One Year After the Travel Ban, Do We Really Believe That We Belong to Each Other?

It’s been a year since President Trump signed an executive order halting immigration from seven Muslim-majority countries and temporarily suspending refugee resettlement. It feels like it’s been a lot longer than that.

The travel ban polarized an entire nation, just days into a new administration. Or maybe more accurately, it exposed how polarized we already were.

Our own Preemptive Love community was not immune to these dividing lines, even as we sought to show up together for displaced families in some of the very countries affected by the president’s original order.

The travel ban left dear friends of ours in limbo, both in the US and in Iraq. It sparked a wave of legal challenges, and before long… many of us simply forgot.

Because there have been SO MANY polarizing moments since then. There have been so many breaking stories and debates and disruptions. Honestly it’s exhausting. Under the sheer weight of it all, the travel ban feels like an ancient memory.

But it’s not.

A third version of the order went into effect in December, after a Supreme Court ruling cleared the way for its implementation. This version impacts travelers from eight countries, six of which are majority Muslim. (Iraq was taken off the list last spring at the urging of the US State Department.)

Refugee resettlement has fallen in the US, at a time when more families than ever are displaced by war—over 65 million as of 2016. After settling nearly 100,000 refugees that year, the US took in 28,000 in the first nine months of 2017. At the current pace, America will struggle to admit 20,000 refugees this year.

Refugee resettlement charities, like our friends at World Relief, closed offices and shed jobs as the impact of the order began to be felt.

Meanwhile, the really big questions raised by the travel ban have yet to be answered.

Do we really believe that we we belong to each other, regardless of where we came from or what religion we practice or who we voted for? What does it mean to actually live like we do?

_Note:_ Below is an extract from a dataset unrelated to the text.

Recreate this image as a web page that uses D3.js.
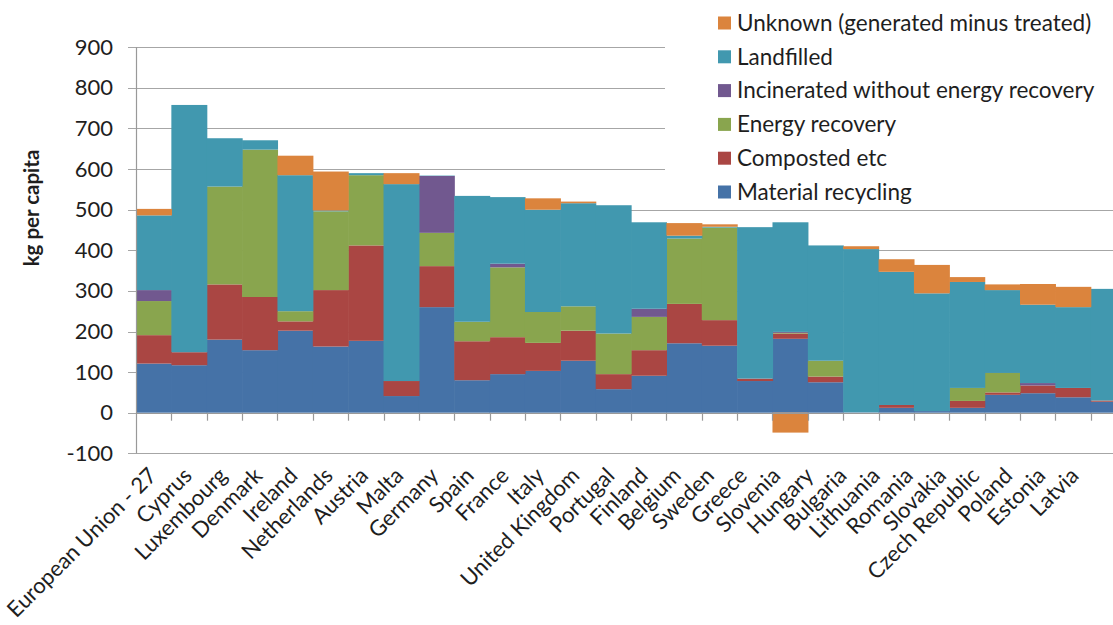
<!DOCTYPE html>
<html>
<head>
<meta charset="utf-8">
<script src="https://cdn.jsdelivr.net/npm/d3@7"></script>
<style>
  html, body { margin: 0; padding: 0; background: #fff; }
  svg { display: block; }
  text { font-family: Lato, "Open Sans", sans-serif; fill: #1e1e1e; }
</style>
</head>
<body>
<svg id="chart" width="1113" height="625"></svg>
<script>
const countries = ["European Union - 27","Cyprus","Luxembourg","Denmark","Ireland","Netherlands","Austria","Malta","Germany","Spain","France","Italy","United Kingdom","Portugal","Finland","Belgium","Sweden","Greece","Slovenia","Hungary","Bulgaria","Lithuania","Romania","Slovakia","Czech Republic","Poland","Estonia","Latvia"];

const recycling   = [121,117,180,154,202,163,177, 41,260, 80, 95,103,128, 58, 91,171,165, 78,182, 75,  1, 12,  4, 12, 44, 48, 38, 27];
const composted   = [ 70, 32,136,131, 23,139,235, 37,101, 96, 91, 69, 74, 37, 63, 97, 63,  6, 13, 14,  0,  7,  0, 17,  6, 19, 23,  3];
const energy      = [ 84,  0,241,363, 25,194,173,  0, 82, 48,172, 76, 60,100, 82,161,228,  0,  2, 39,  0,  0,  0, 32, 48,  0,  0,  0];
const incinerated = [ 27,  0,  0,  0,  0,  0,  0,  0,140,  0,  9,  0,  0,  0, 20,  0,  0,  0,  2,  0,  0,  0,  0,  0,  0,  6,  0,  0];
const landfilled  = [184,609,119, 23,335,  2,  5,485,  1,310,164,252,254,316,213,  7,  2,373,270,284,402,328,290,261,204,193,199,275];
const unknown     = [ 16,  0,  0,  0, 48, 96,  0, 27,  0,  0,  0, 28,  4,  0,  0, 31,  6,  0,-49,  0,  7, 31, 70, 12, 14, 51, 50,  0];

const seriesNames = ["Material recycling","Composted etc","Energy recovery","Incinerated without energy recovery","Landfilled","Unknown (generated minus treated)"];
const seriesValues = [recycling, composted, energy, incinerated, landfilled, unknown];
const colors = ["#4572A7","#AA4643","#89A54E","#71588F","#4198AF","#DB843D"];
const yTicks = [-100,0,100,200,300,400,500,600,700,800,900];

const svg = d3.select("#chart");

const plotLeft = 136, step = 35.36;
const x = d3.scaleBand().domain(countries).range([plotLeft, plotLeft + step * countries.length]).paddingInner(0).paddingOuter(0);
const y = d3.scaleLinear().domain([-100, 900]).range([453.3, 47.3]);

// table for stacking
const table = countries.map((c, i) => {
  const row = { country: c };
  seriesNames.forEach((s, k) => row[s] = seriesValues[k][i]);
  return row;
});
const stack = d3.stack().keys(seriesNames).offset(d3.stackOffsetDiverging);
const stacked = stack(table);

// gridlines
const gridG = svg.append("g");
gridG.selectAll("line").data(yTicks).join("line")
  .attr("x1", plotLeft - 8)
  .attr("x2", d => (y(d) < 202 ? 665 : 1113))
  .attr("y1", d => Math.round(y(d)) + 0.5)
  .attr("y2", d => Math.round(y(d)) + 0.5)
  .attr("stroke", "#a6a6a6").attr("stroke-width", 1.2);

// bars
const barsG = svg.append("g");
barsG.selectAll("g").data(stacked).join("g")
  .attr("fill", (d, i) => colors[i])
  .selectAll("rect").data(d => d).join("rect")
  .attr("x", d => x(d.data.country))
  .attr("width", x.bandwidth() + 0.6)
  .attr("y", d => y(Math.max(d[0], d[1])))
  .attr("height", d => Math.abs(y(d[0]) - y(d[1])));

// y axis
const yAxis = d3.axisLeft(y).tickValues(yTicks).tickSize(0).tickPadding(23).tickFormat(d => String(d));
const yg = svg.append("g").attr("transform", `translate(${plotLeft},0)`).call(yAxis);
yg.select(".domain").remove();
yg.selectAll("text").attr("font-size", 22).attr("font-family", "Lato").attr("fill", "#1e1e1e");
svg.append("line").attr("x1", plotLeft + 0.5).attr("x2", plotLeft + 0.5)
  .attr("y1", y(900)).attr("y2", y(-100)).attr("stroke", "#999").attr("stroke-width", 1.2);

// x axis at zero, with ticks at category boundaries
svg.append("line").attr("x1", plotLeft).attr("x2", 1113)
  .attr("y1", Math.round(y(0)) + 0.5).attr("y2", Math.round(y(0)) + 0.5)
  .attr("stroke", "#999").attr("stroke-width", 1.2);
svg.append("g").selectAll("line").data(countries.slice(1)).join("line")
  .attr("x1", d => Math.round(x(d)) + 0.5).attr("x2", d => Math.round(x(d)) + 0.5)
  .attr("y1", y(0)).attr("y2", y(0) + 8)
  .attr("stroke", "#999").attr("stroke-width", 1.2);

// category labels (rotated)
const labelX = d3.scaleLinear().domain([0, 13, 27]).range([158, 616, 1080]);
svg.append("g").selectAll("text").data(countries).join("text")
  .attr("transform", (d, i) => `translate(${labelX(i)},${477}) rotate(-45)`)
  .attr("text-anchor", "end")
  .attr("font-size", 22)
  .text(d => d);

// y axis title
svg.append("text")
  .attr("transform", "translate(39,208) rotate(-90)")
  .attr("text-anchor", "middle")
  .attr("font-size", 20.5).attr("font-weight", "bold")
  .text("kg per capita");

// legend
const legendG = svg.append("g");
legendG.append("rect").attr("x", 666).attr("y", 0).attr("width", 450).attr("height", 203).attr("fill", "#fff");
const legendOrder = [5,4,3,2,1,0];
const li = legendG.selectAll("g").data(legendOrder).join("g")
  .attr("transform", (d, i) => `translate(718,${23 + i * 33.8})`);
li.append("rect").attr("x", 0).attr("y", -6.5).attr("width", 13).attr("height", 13).attr("fill", d => colors[d]);
li.append("text").attr("x", 19).attr("y", 0).attr("dy", "0.35em").attr("font-size", 22.5).text(d => seriesNames[d]);
</script>
</body>
</html>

Do we really have to choose between security and compassion? Or is there another way that values both?

How much are we willing to risk in order to love? What does it mean to choose love over fear?

Does our well-being have to come at the expense of others? Or is ours somehow tied up in theirs?

These are some of the questions we should be asking, instead of just debating policy and politics—and without pretending there are easy answers or that they lead to obvious policy implications. Nothing about this is simple.

We don’t have all the answers. But one year on, we still believe that we are called to love “banned” people. We still believe we are called to love outsiders. We are called to love those who are different, those we fear, those who hold the exact opposite views we may hold, even those who are labeled “enemies.”

2017 was not an easy year to live like we belong to each other. That’s why it’s more important than ever that we do so in 2018.